The Educational Dilemma:
Public Schools, Private Schools, or Home Schools

 

by Jack Monnett


Frequently, parents who school their children at home or place their children in private schools are challenged by well-meaning Latter-day Saints who believe that Church policy favors education in the public schools. To the contrary, in recent years the Church has intentionally refrained from statements showing favoritism to one form of education over another; philosophically and historically, however, the Church has demonstrated strong opposition to public schools.

The acquisition of formal education is a hallmark of the Latter-day saints. Scriptural admonitions and statements from living prophets are continual reminders to seize a wide variety of educational opportunities. All educational offerings, however, are not of equal value--this has always been difficult for the Saints to grasp.

The equation of "school" to "education" is a natural link for parents. Although some may confuse the source of learning, LDS leaders have consistently--historically as well as presently--pointed out that all schooling is not profitable education. In fact, Latter-day Saint leadership has created a legacy of opposition to instruction and instructors that have countered revealed moral principles and doctrine.

Following the various pioneer settlements in the Utah Territory, educational issues were quick to be addressed. Initially, the situations were simple. Ward buildings doubled as schoolhouses and the bishop--with parental input--selected LDS teachers to teach subjects consistent with the doctrine and values of the Church. With increasing numbers of "Gentiles," and federal involvement, however, schools were forced to leave their Mormon moorings and take on more politically correct curricula with more diversified teaching staffs. By the late 1880's, Utah's schools and completely lost their insulation from non-Mormon influence.

Vying for the education of Zion's youth were public as well as private Protestant schools. Neither were acceptable to the First Presidency of the Church--the Protestant schools because of their ulterior motives (I.e. "to bend the plastic minds of the young . . . and mould them in nobler ways;") and the public schools because they were dependent on tax money and public input.

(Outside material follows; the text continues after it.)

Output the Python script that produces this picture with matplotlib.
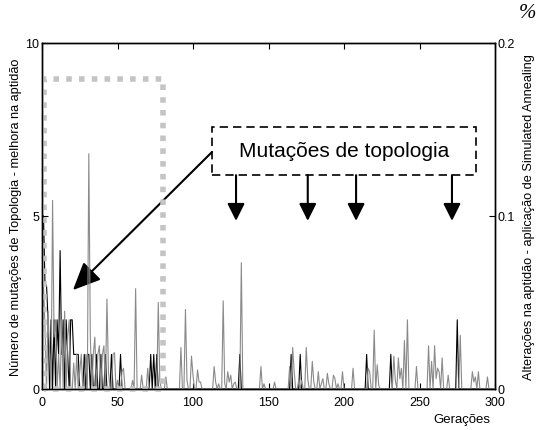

Of the two schooling options, the Church's opposition to public schooling carries significant application to today's educational dilemma.

Church leaders determined that the primary problem with public education was that it was public--that the orientation of its controllers was from the public mainstream. Such a public or popular approach, they said, equated with worldliness.

Refusing to condone public education, the Church organized its own school system in 1888 and did all within its power to steer Zion's parents and youth from the public schools. Unfortunately, even with strong counsel to avoid public schools, Church members frequently decided in favor of public education. To those parents, President John Taylor warned of "teachers that will turn the infant minds of our children away from the principles of the gospel, and perhaps lead them to darkness and death." George Z. Cannon, also of the First Presidency, reflected on persecutions endured by the Saints and said concerning public school instruction, "How persons who have had these feelings concerning religion in their own case be so careless as to expose their children to infidelity seems a great mystery."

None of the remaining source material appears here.